Brief
Write the lines out again, from the top of the material to the line containing "W, H = 1291, 472", pictures excluded.

-----

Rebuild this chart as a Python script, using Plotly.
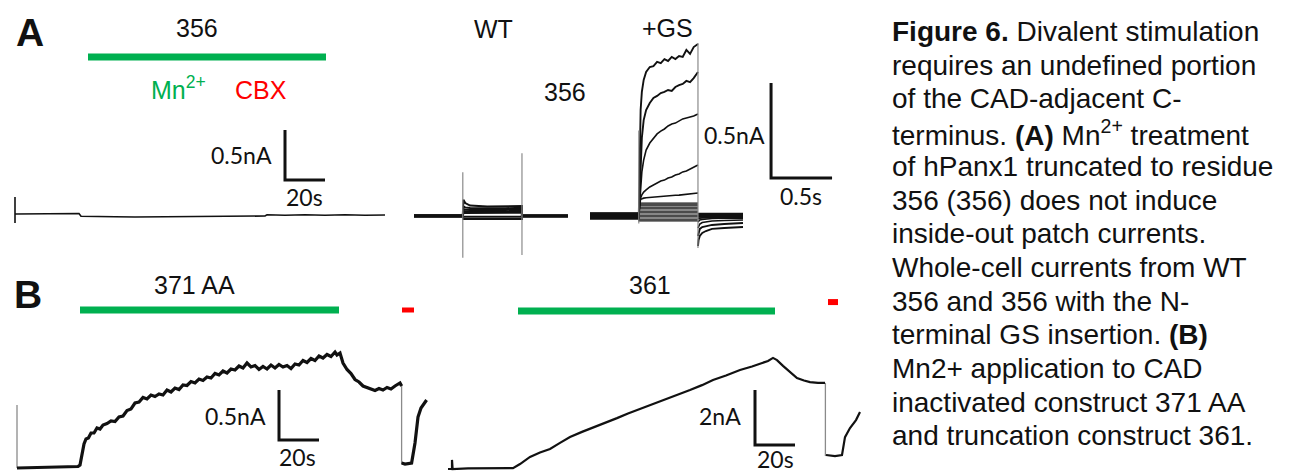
import plotly.graph_objects as go

W, H = 1291, 472

# ---------------- data ----------------
# Panel A, left: inside-out patch, construct 356 (time s, current nA)
A1_t = [0, 0, 0, 0.5, 10, 20, 32, 33, 40, 50, 60, 70, 80, 90, 100, 110, 120, 125, 126, 135, 145, 155, 165, 175, 185]
A1_i = [0.17, -0.09, 0, 0, 0.003, 0.0, 0.005, -0.022, -0.027, -0.028, -0.03, -0.029, -0.028, -0.025, -0.024,
        -0.022, -0.021, -0.02, -0.008, -0.012, -0.007, -0.012, -0.008, -0.013, -0.01]
A1_mn = [36.5, 155.5]          # Mn2+ application (s)
A1_bar_level = 1.57

# Panel A, WT whole-cell family
WT_end = 1.262
WT_step_on, WT_step_off = 0.40, 0.885
WT_step_t = [0.40, 0.405, 0.42, 0.46, 0.60, 0.75, 0.885]
WT_sweeps = [
    [0.0, 0.085, 0.068, 0.055, 0.050, 0.050, 0.053],
    [0.0, 0.050, 0.045, 0.042, 0.040, 0.041, 0.043],
    [0.0, 0.035, 0.033, 0.032, 0.031, 0.032, 0.033],
    [0.0, 0.025, 0.024, 0.023, 0.023, 0.024, 0.025],
    [0.0, 0.016, 0.016, 0.016, 0.016, 0.016, 0.017],
    [0.0, -0.004, -0.004, -0.004, -0.004, -0.004, -0.004],
    [0.0, -0.016, -0.016, -0.016, -0.016, -0.016, -0.016],
]
WT_pre = [0.004, 0.002, 0.0, -0.002, 0.003, -0.004, 0.001]
WT_post = [0.003, -0.002, 0.001, 0.0, -0.003, 0.004, -0.001]
WT_cap_on = [0.23, -0.22]
WT_cap_off = [0.33, -0.205]

# Panel A, 356 +GS whole-cell family
GS_end = 1.254
GS_step_on, GS_step_off = 0.40, 0.885
GS_step_t = [0.40, 0.404, 0.408, 0.415, 0.425, 0.44, 0.46, 0.49, 0.52, 0.55, 0.58, 0.61, 0.64,
             0.67, 0.70, 0.73, 0.76, 0.79, 0.82, 0.85, 0.885]
GS_sweeps = [
    [0, 0.242, 0.426, 0.558, 0.653, 0.716, 0.758, 0.784, 0.789, 0.811, 0.805, 0.826, 0.816, 0.837, 0.826,
     0.842, 0.837, 0.874, 0.853, 0.889, 0.905],
    [0, 0.058, 0.163, 0.295, 0.411, 0.505, 0.558, 0.595, 0.621, 0.632, 0.647, 0.653, 0.663, 0.658, 0.679,
     0.689, 0.695, 0.711, 0.705, 0.726, 0.758],
    [0, 0.032, 0.084, 0.163, 0.232, 0.295, 0.347, 0.384, 0.411, 0.432, 0.447, 0.458, 0.474, 0.484, 0.489,
     0.5, 0.511, 0.516, 0.521, 0.526, 0.537],
    [0, 0.042, 0.068, 0.095, 0.111, 0.126, 0.137, 0.153, 0.163, 0.174, 0.184, 0.189, 0.2, 0.205, 0.216,
     0.221, 0.232, 0.237, 0.247, 0.253, 0.268],
    [0, 0.06, 0.08, 0.088, 0.092, 0.094, 0.096, 0.098, 0.1, 0.101, 0.103, 0.104, 0.106, 0.107, 0.109,
     0.11, 0.112, 0.114, 0.116, 0.118, 0.121],
]
GS_tail_t = [0.885, 0.89, 0.90, 0.92, 0.95, 1.0, 1.1, 1.254]
GS_tails = [
    [-0.158, -0.126, -0.105, -0.089, -0.079, -0.068, -0.063, -0.058],
    [-0.105, -0.084, -0.068, -0.058, -0.053, -0.047, -0.042, -0.037],
    [-0.063, -0.053, -0.042, -0.034, -0.032, -0.026, -0.024, -0.021],
    [-0.032, -0.026, -0.021, -0.018, -0.016, -0.013, -0.011, -0.011],
    [-0.016, -0.014, -0.012, -0.010, -0.009, -0.008, -0.007, -0.006],
]
GS_flat_levels = [0.068, 0.058, 0.047, 0.037, 0.026, 0.016, 0.005, -0.005, -0.016, -0.026]
GS_pre = [0.012, -0.008, 0.004, 0.015, -0.014, 0.008, -0.003, 0.010, -0.011, 0.002, -0.006, 0.014, -0.015, 0.006, -0.001]
GS_flat_post = [0.012, 0.008, 0.005, 0.003, 0.0, -0.002, -0.004, 0.010, -0.006, 0.014]
GS_cap_on = [-0.04, 0.45]
GS_cap_off = [0.91, -0.168]

# Panel B, 371 AA (None marks the fast transient drawn separately in grey)
B1_t = [0, 10, 20, 30.5, 31.5, 32.5, 33.5, 34.5, 35.7, 37, 38.5, 40, 41.5, 43, 45, 47, 49, 51, 53, 55,
        57, 59, 61, 63, 65, 67, 69, 71, 73, 75, 77, 79, 81, 83, 85, 87, 89, 91, 93, 95, 97, 99, 101, 103, 105,
        107, 109, 111, 113, 115, 117, 119, 121, 123, 125, 127, 129, 131, 133, 135, 137, 139, 141, 143, 145,
        147, 149, 151, 153, 155, 157, 159, 160, 161.5, 163, 165, 167, 169, 171, 173, 175, 177, 179, 181, 183,
        185, 187, 189, 191.5, 192.3, None, 192.3, 194, 197.3, 199, 200.5, 202, 204.8]
B1_i = [0.0, 0.005, 0.01, 0.015, 0.03, 0.15, 0.24, 0.29, 0.30, 0.35, 0.35, 0.40, 0.39, 0.43, 0.445,
        0.47, 0.465, 0.51, 0.52, 0.575, 0.59, 0.65, 0.66, 0.705, 0.69, 0.73, 0.715, 0.74, 0.73, 0.78, 0.76,
        0.80, 0.785, 0.83, 0.825, 0.865, 0.85, 0.89, 0.875, 0.91, 0.90, 0.945, 0.93, 0.97, 0.95, 0.99, 0.98,
        1.02, 1.00, 1.05, 1.01, 1.025, 0.985, 1.015, 0.99, 1.03, 1.00, 1.035, 1.01, 1.025, 0.995, 1.04, 1.03,
        1.075, 1.055, 1.095, 1.075, 1.12, 1.10, 1.135, 1.115, 1.16, 1.13, 1.15, 1.05, 0.985, 0.945, 0.885,
        0.86, 0.82, 0.805, 0.795, 0.775, 0.795, 0.78, 0.805, 0.79, 0.82, 0.85, 0.82,
        None, 0.05, 0.04, 0.05, 0.25, 0.51, 0.60, 0.68]
B1_spikes = [(0, 0.63, 0.0), (192.3, 0.84, 0.04)]   # (time, from, to)
B1_mn = [31.5, 161.0]
B1_cbx = [192.5, 198.5]
B1_bar_level = 1.58

# Panel B, 361
B2_t = [0, 2, 2, 2.3, 10, 20, 32.5, 36, 41, 46, 51, 56, 61, 67, 73.5, 79, 84.5, 90, 96, 102, 107.5, 114, 121,
        127, 132.5, 139, 146, 152, 157.5, 160, 162.5, 164.5, 167.5, 171, 174.5, 178, 181, 185, 188.5, None,
        189, 193.5, 197, 198.5, 201, 204, 206]
B2_i = [0, 0, 0.33, 0.0, 0.02, 0.03, 0.03, 0.18, 0.44, 0.60, 0.73, 0.95, 1.16, 1.35, 1.53, 1.70, 1.85, 2.02,
        2.18, 2.35, 2.51, 2.68, 2.87, 3.05, 3.24, 3.40, 3.60, 3.73, 3.85, 3.93, 4.04, 3.96, 3.75, 3.53, 3.31,
        3.22, 3.16, 3.13, 3.13, None, 0.51, 0.47, 0.51, 1.16, 1.49, 1.78, 2.07]
B2_spikes = [(188.7, 3.13, 0.47)]
B2_mn = [35.0, 163.5]
B2_cbx = [190.0, 195.0]
B2_bar_level, B2_cbx_level = 5.745, 6.07

# scale bars: (t0, i0, dt, di)
SB_A1 = (135, 0.34, 20, 0.5)
SB_A3 = (1.484, 0.20, 0.5, 0.5)
SB_B1 = (131, 0.28, 20, 0.5)
SB_B2 = (153.5, 0.873, 20, 2.0)

caption = [
    "<b>Figure 6.</b> Divalent stimulation",
    "requires an undefined portion",
    "of the CAD-adjacent C-",
    "terminus. <b>(A)</b> Mn<sup>2+</sup> treatment",
    "of hPanx1 truncated to residue",
    "356 (356) does not induce",
    "inside-out patch currents.",
    "Whole-cell currents from WT",
    "356 and 356 with the N-",
    "terminal GS insertion. <b>(B)</b>",
    "Mn2+ application to CAD",
    "inactivated construct 371 AA",
    "and truncation construct 361.",
]

# ---------------- figure ----------------
GREEN = "#00B050"
RED = "#FF0000"
BLK = "#111111"
GRAY = "#8a8a8a"
ARIAL = "Liberation Sans, Arial, sans-serif"
CAL = "Lato, Carlito, sans-serif"

fig = go.Figure()
layout = dict(width=W, height=H, margin=dict(l=0, r=0, t=0, b=0), paper_bgcolor="white",
              plot_bgcolor="rgba(0,0,0,0)", showlegend=False, hovermode=False)


def panel(idx, px_l, px_r, py_t, py_b, x0, xs, y0, ys):
    sfx = "" if idx == 1 else str(idx)
    layout["xaxis" + sfx] = dict(domain=[px_l / W, px_r / W], range=[(px_l - x0) / xs, (px_r - x0) / xs],
                                 visible=False, anchor="y" + sfx, fixedrange=True)
    layout["yaxis" + sfx] = dict(domain=[1 - py_b / H, 1 - py_t / H], range=[(y0 - py_b) / ys, (y0 - py_t) / ys],
                                 visible=False, anchor="x" + sfx, fixedrange=True)
    return "x" + sfx, "y" + sfx


pA1 = panel(1, 5, 400, 40, 240, 15, 2, 214, 100)
pA2 = panel(2, 405, 580, 20, 270, 414, 122, 216, 190)
pA3 = panel(3, 582, 860, 20, 270, 590, 122, 216, 190)
pB1 = panel(4, 5, 440, 295, 472, 17, 2, 468, 100)
pB2 = panel(5, 440, 870, 295, 472, 448, 2, 469, 27.5)


def line(ax, x, y, color=BLK, width=1.5):
    fig.add_trace(go.Scatter(x=x, y=y, xaxis=ax[0], yaxis=ax[1], mode="lines",
                             line=dict(color=color, width=width), hoverinfo="skip"))


def scalebar(ax, sb):
    t0, i0, dt, di = sb
    line(ax, [t0, t0, t0 + dt], [i0 + di, i0, i0], BLK, 3)


# A1
line(pA1, A1_t, A1_i, BLK, 1.6)
line(pA1, A1_mn, [A1_bar_level] * 2, GREEN, 7)
scalebar(pA1, SB_A1)

# A2 WT
for k, sw in enumerate(WT_sweeps):
    x = [0, WT_step_on] + WT_step_t + [WT_step_off, WT_end]
    y = [WT_pre[k], WT_pre[k]] + sw + [WT_post[k], WT_post[k]]
    line(pA2, x, y, BLK, 2.0)
line(pA2, [WT_step_on] * 2, WT_cap_on, GRAY, 1.2)
line(pA2, [WT_step_off] * 2, WT_cap_off, GRAY, 1.2)

# A3 GS
k = 0
for sw, tl in zip(GS_sweeps, GS_tails):
    x = [0, GS_step_on] + GS_step_t + [None] + GS_tail_t
    y = [GS_pre[k], GS_pre[k]] + sw + [None] + tl
    line(pA3, x, y, BLK, 1.9 if k < 2 else 1.6)
    k += 1
for j, lev in enumerate(GS_flat_levels):
    pre = GS_pre[k]
    x = [0, GS_step_on, GS_step_on, GS_step_off, None, GS_step_off, GS_end]
    y = [pre, pre, lev, lev, None, GS_flat_post[j], GS_flat_post[j]]
    line(pA3, x, y, BLK, 1.3)
    k = min(k + 1, len(GS_pre) - 1)
line(pA3, [GS_step_on] * 2, GS_cap_on, GRAY, 1.2)
line(pA3, [GS_step_off] * 2, GS_cap_off, GRAY, 1.2)
scalebar(pA3, SB_A3)

# B1
for t, a, b in B1_spikes:
    line(pB1, [t, t], [a, b], GRAY, 1.3)
line(pB1, B1_t, B1_i, BLK, 3.2)
line(pB1, B1_mn, [B1_bar_level] * 2, GREEN, 7)
line(pB1, B1_cbx, [B1_bar_level] * 2, RED, 5)
scalebar(pB1, SB_B1)

# B2
for t, a, b in B2_spikes:
    line(pB2, [t, t], [a, b], GRAY, 1.3)
line(pB2, B2_t, B2_i, BLK, 2.2)
line(pB2, B2_mn, [B2_bar_level] * 2, GREEN, 7)
line(pB2, B2_cbx, [B2_cbx_level] * 2, RED, 6)
scalebar(pB2, SB_B2)

ann = []


def txt(s, px, py, size, color="#111", family=ARIAL, xanchor="center"):
    ann.append(dict(text=s, x=px / W, y=1 - py / H, xref="paper", yref="paper", showarrow=False,
                    xanchor=xanchor, yanchor="middle", font=dict(size=size, color=color, family=family)))


txt("<b>A</b>", 30, 32, 39)
txt("<b>B</b>", 28, 294, 39)
txt("356", 197, 28, 25)
txt("Mn<sup>2+</sup>", 178, 88, 25, GREEN)
txt("CBX", 261, 90, 25, RED)
txt("WT", 493, 29, 25)
txt("+GS", 667, 28, 25)
txt("356", 565, 92, 25)
txt("371 AA", 194, 285, 25)
txt("361", 650, 285, 25)
txt("0.5nA", 274, 155, 23, family=CAL, xanchor="right")
txt("20s", 304, 197, 23, family=CAL)
txt("0.5nA", 767, 135, 23, family=CAL, xanchor="right")
txt("0.5s", 801, 196, 23, family=CAL)
txt("0.5nA", 268, 416, 23, family=CAL, xanchor="right")
txt("20s", 297, 457, 23, family=CAL)
txt("2nA", 743, 416, 23, family=CAL, xanchor="right")
txt("20s", 775, 459, 23, family=CAL)

for n, s in enumerate(caption):
    txt(s, 890, 31.5 + 33.7 * n, 28, "#111", ARIAL, "left")

layout["annotations"] = ann
fig.update_layout(**layout)
fig.write_html("out.html", config={"displayModeBar": False, "staticPlot": True},
               post_script="document.body.style.margin='0px';document.body.style.overflow='hidden';")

-----

Full solution
Rebuild this chart as a Python script, using Plotly.
import plotly.graph_objects as go

W, H = 1291, 472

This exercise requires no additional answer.